» **GIVEN MATERIAL**:
────────

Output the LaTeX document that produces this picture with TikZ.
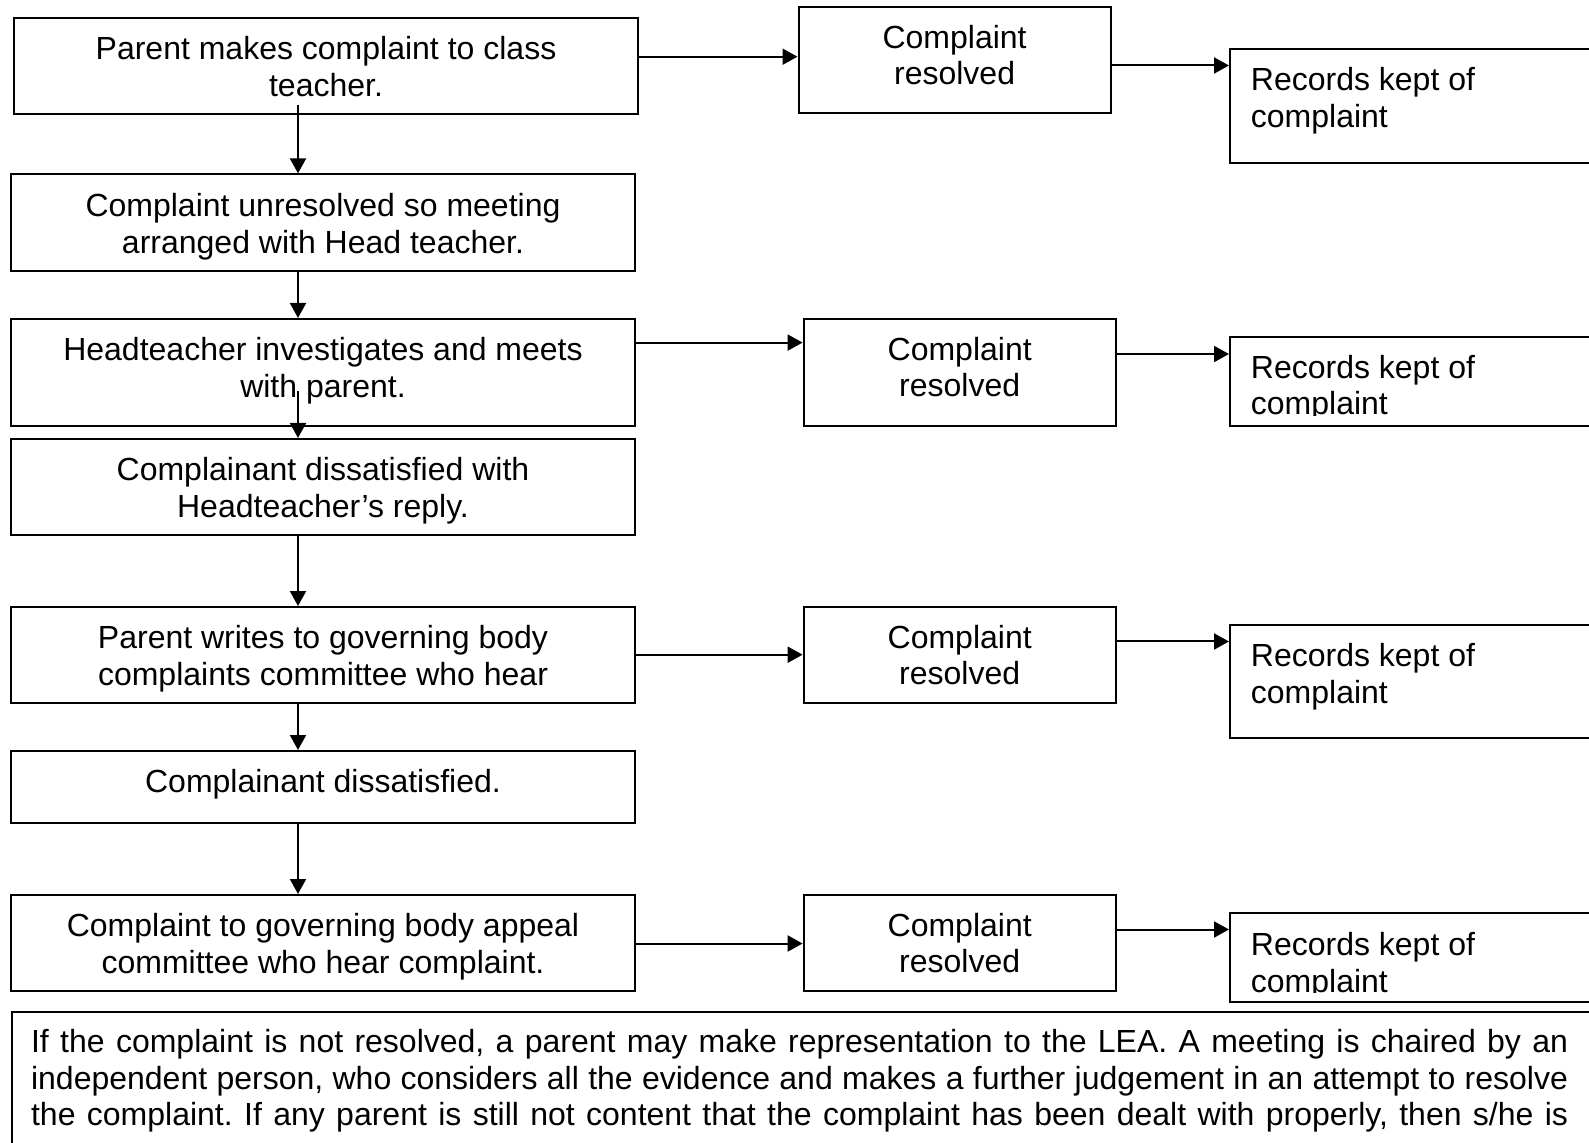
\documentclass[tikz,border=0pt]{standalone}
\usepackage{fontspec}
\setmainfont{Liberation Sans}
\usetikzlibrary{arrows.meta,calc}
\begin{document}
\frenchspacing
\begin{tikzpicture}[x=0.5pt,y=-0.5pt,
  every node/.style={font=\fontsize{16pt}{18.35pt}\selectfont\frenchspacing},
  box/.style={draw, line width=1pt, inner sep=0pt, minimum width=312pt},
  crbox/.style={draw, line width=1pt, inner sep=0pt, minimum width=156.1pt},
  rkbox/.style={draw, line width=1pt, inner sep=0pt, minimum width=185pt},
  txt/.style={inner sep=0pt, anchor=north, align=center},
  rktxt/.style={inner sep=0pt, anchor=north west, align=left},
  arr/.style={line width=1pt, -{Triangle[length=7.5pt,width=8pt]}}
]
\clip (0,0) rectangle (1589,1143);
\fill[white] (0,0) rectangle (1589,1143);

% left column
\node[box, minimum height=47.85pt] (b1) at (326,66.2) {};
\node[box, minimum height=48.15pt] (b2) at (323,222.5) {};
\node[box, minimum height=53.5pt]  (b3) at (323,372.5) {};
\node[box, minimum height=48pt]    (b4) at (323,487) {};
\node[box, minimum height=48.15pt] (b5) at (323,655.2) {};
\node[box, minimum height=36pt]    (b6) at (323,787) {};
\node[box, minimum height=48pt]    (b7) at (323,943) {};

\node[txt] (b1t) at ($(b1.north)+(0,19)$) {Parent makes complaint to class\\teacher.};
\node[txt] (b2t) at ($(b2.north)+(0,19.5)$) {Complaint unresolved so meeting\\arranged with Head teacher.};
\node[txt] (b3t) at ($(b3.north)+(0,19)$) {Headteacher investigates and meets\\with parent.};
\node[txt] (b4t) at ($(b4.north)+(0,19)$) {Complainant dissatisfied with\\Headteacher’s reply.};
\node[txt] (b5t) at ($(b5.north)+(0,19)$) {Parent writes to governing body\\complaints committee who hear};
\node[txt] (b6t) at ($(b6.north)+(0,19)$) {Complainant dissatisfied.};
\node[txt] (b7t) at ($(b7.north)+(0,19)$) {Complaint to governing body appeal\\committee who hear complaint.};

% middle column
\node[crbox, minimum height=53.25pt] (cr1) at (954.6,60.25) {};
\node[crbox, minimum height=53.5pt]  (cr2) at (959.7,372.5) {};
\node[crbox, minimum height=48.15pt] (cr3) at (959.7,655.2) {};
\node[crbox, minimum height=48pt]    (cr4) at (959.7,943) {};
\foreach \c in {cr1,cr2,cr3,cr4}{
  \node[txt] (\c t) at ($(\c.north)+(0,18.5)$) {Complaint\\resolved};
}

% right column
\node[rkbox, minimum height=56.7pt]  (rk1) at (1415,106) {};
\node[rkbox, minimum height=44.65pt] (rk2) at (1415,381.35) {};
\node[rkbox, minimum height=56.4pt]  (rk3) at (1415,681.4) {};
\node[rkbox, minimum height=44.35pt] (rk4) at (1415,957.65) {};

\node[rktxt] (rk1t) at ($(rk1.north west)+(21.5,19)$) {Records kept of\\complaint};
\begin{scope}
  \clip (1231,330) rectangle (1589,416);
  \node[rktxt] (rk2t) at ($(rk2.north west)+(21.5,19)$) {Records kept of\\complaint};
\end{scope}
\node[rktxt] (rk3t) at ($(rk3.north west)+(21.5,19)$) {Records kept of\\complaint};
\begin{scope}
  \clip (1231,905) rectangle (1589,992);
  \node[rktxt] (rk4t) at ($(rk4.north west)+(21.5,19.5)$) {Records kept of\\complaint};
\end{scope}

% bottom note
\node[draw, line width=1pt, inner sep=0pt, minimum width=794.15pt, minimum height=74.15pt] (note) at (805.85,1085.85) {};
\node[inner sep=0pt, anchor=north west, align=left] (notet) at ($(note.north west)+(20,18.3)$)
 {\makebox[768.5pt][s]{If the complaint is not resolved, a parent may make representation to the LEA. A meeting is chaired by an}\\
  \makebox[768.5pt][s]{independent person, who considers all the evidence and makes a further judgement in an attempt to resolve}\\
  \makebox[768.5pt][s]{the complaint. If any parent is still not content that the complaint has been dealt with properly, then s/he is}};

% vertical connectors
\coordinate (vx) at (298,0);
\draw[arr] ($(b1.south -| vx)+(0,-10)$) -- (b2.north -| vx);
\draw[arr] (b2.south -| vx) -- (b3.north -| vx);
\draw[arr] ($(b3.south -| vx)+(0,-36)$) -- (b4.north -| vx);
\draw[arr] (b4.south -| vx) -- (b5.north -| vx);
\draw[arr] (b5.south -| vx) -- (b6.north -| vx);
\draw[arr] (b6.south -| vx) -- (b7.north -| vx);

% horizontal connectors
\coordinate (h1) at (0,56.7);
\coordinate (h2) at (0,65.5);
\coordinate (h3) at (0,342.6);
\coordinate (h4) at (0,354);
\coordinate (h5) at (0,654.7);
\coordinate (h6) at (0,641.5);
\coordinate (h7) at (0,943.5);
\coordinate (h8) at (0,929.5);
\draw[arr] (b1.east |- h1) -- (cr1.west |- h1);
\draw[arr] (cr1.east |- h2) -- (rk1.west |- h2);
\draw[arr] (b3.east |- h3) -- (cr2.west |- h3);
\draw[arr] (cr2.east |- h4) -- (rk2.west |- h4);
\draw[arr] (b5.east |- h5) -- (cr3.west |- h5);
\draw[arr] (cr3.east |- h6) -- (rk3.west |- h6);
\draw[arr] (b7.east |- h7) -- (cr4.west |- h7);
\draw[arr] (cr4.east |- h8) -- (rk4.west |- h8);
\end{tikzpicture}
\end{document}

────────

» **WHAT THE TASK ASKS**:
Quote the listing above in full, except for the pictures.

» **SOLUTION TO THE PROBLEM**:
Output the LaTeX document that produces this picture with TikZ.
\documentclass[tikz,border=0pt]{standalone}
\usepackage{fontspec}
\setmainfont{Liberation Sans}
\usetikzlibrary{arrows.meta,calc}
\begin{document}
\frenchspacing
\begin{tikzpicture}[x=0.5pt,y=-0.5pt,
  every node/.style={font=\fontsize{16pt}{18.35pt}\selectfont\frenchspacing},
  box/.style={draw, line width=1pt, inner sep=0pt, minimum width=312pt},
  crbox/.style={draw, line width=1pt, inner sep=0pt, minimum width=156.1pt},
  rkbox/.style={draw, line width=1pt, inner sep=0pt, minimum width=185pt},
  txt/.style={inner sep=0pt, anchor=north, align=center},
  rktxt/.style={inner sep=0pt, anchor=north west, align=left},
  arr/.style={line width=1pt, -{Triangle[length=7.5pt,width=8pt]}}
]
\clip (0,0) rectangle (1589,1143);
\fill[white] (0,0) rectangle (1589,1143);

% left column
\node[box, minimum height=47.85pt] (b1) at (326,66.2) {};
\node[box, minimum height=48.15pt] (b2) at (323,222.5) {};
\node[box, minimum height=53.5pt]  (b3) at (323,372.5) {};
\node[box, minimum height=48pt]    (b4) at (323,487) {};
\node[box, minimum height=48.15pt] (b5) at (323,655.2) {};
\node[box, minimum height=36pt]    (b6) at (323,787) {};
\node[box, minimum height=48pt]    (b7) at (323,943) {};

\node[txt] (b1t) at ($(b1.north)+(0,19)$) {Parent makes complaint to class\\teacher.};
\node[txt] (b2t) at ($(b2.north)+(0,19.5)$) {Complaint unresolved so meeting\\arranged with Head teacher.};
\node[txt] (b3t) at ($(b3.north)+(0,19)$) {Headteacher investigates and meets\\with parent.};
\node[txt] (b4t) at ($(b4.north)+(0,19)$) {Complainant dissatisfied with\\Headteacher’s reply.};
\node[txt] (b5t) at ($(b5.north)+(0,19)$) {Parent writes to governing body\\complaints committee who hear};
\node[txt] (b6t) at ($(b6.north)+(0,19)$) {Complainant dissatisfied.};
\node[txt] (b7t) at ($(b7.north)+(0,19)$) {Complaint to governing body appeal\\committee who hear complaint.};

% middle column
\node[crbox, minimum height=53.25pt] (cr1) at (954.6,60.25) {};
\node[crbox, minimum height=53.5pt]  (cr2) at (959.7,372.5) {};
\node[crbox, minimum height=48.15pt] (cr3) at (959.7,655.2) {};
\node[crbox, minimum height=48pt]    (cr4) at (959.7,943) {};
\foreach \c in {cr1,cr2,cr3,cr4}{
  \node[txt] (\c t) at ($(\c.north)+(0,18.5)$) {Complaint\\resolved};
}

% right column
\node[rkbox, minimum height=56.7pt]  (rk1) at (1415,106) {};
\node[rkbox, minimum height=44.65pt] (rk2) at (1415,381.35) {};
\node[rkbox, minimum height=56.4pt]  (rk3) at (1415,681.4) {};
\node[rkbox, minimum height=44.35pt] (rk4) at (1415,957.65) {};

\node[rktxt] (rk1t) at ($(rk1.north west)+(21.5,19)$) {Records kept of\\complaint};
\begin{scope}
  \clip (1231,330) rectangle (1589,416);
  \node[rktxt] (rk2t) at ($(rk2.north west)+(21.5,19)$) {Records kept of\\complaint};
\end{scope}
\node[rktxt] (rk3t) at ($(rk3.north west)+(21.5,19)$) {Records kept of\\complaint};
\begin{scope}
  \clip (1231,905) rectangle (1589,992);
  \node[rktxt] (rk4t) at ($(rk4.north west)+(21.5,19.5)$) {Records kept of\\complaint};
\end{scope}

% bottom note
\node[draw, line width=1pt, inner sep=0pt, minimum width=794.15pt, minimum height=74.15pt] (note) at (805.85,1085.85) {};
\node[inner sep=0pt, anchor=north west, align=left] (notet) at ($(note.north west)+(20,18.3)$)
 {\makebox[768.5pt][s]{If the complaint is not resolved, a parent may make representation to the LEA. A meeting is chaired by an}\\
  \makebox[768.5pt][s]{independent person, who considers all the evidence and makes a further judgement in an attempt to resolve}\\
  \makebox[768.5pt][s]{the complaint. If any parent is still not content that the complaint has been dealt with properly, then s/he is}};

% vertical connectors
\coordinate (vx) at (298,0);
\draw[arr] ($(b1.south -| vx)+(0,-10)$) -- (b2.north -| vx);
\draw[arr] (b2.south -| vx) -- (b3.north -| vx);
\draw[arr] ($(b3.south -| vx)+(0,-36)$) -- (b4.north -| vx);
\draw[arr] (b4.south -| vx) -- (b5.north -| vx);
\draw[arr] (b5.south -| vx) -- (b6.north -| vx);
\draw[arr] (b6.south -| vx) -- (b7.north -| vx);

% horizontal connectors
\coordinate (h1) at (0,56.7);
\coordinate (h2) at (0,65.5);
\coordinate (h3) at (0,342.6);
\coordinate (h4) at (0,354);
\coordinate (h5) at (0,654.7);
\coordinate (h6) at (0,641.5);
\coordinate (h7) at (0,943.5);
\coordinate (h8) at (0,929.5);
\draw[arr] (b1.east |- h1) -- (cr1.west |- h1);
\draw[arr] (cr1.east |- h2) -- (rk1.west |- h2);
\draw[arr] (b3.east |- h3) -- (cr2.west |- h3);
\draw[arr] (cr2.east |- h4) -- (rk2.west |- h4);
\draw[arr] (b5.east |- h5) -- (cr3.west |- h5);
\draw[arr] (cr3.east |- h6) -- (rk3.west |- h6);
\draw[arr] (b7.east |- h7) -- (cr4.west |- h7);
\draw[arr] (cr4.east |- h8) -- (rk4.west |- h8);
\end{tikzpicture}
\end{document}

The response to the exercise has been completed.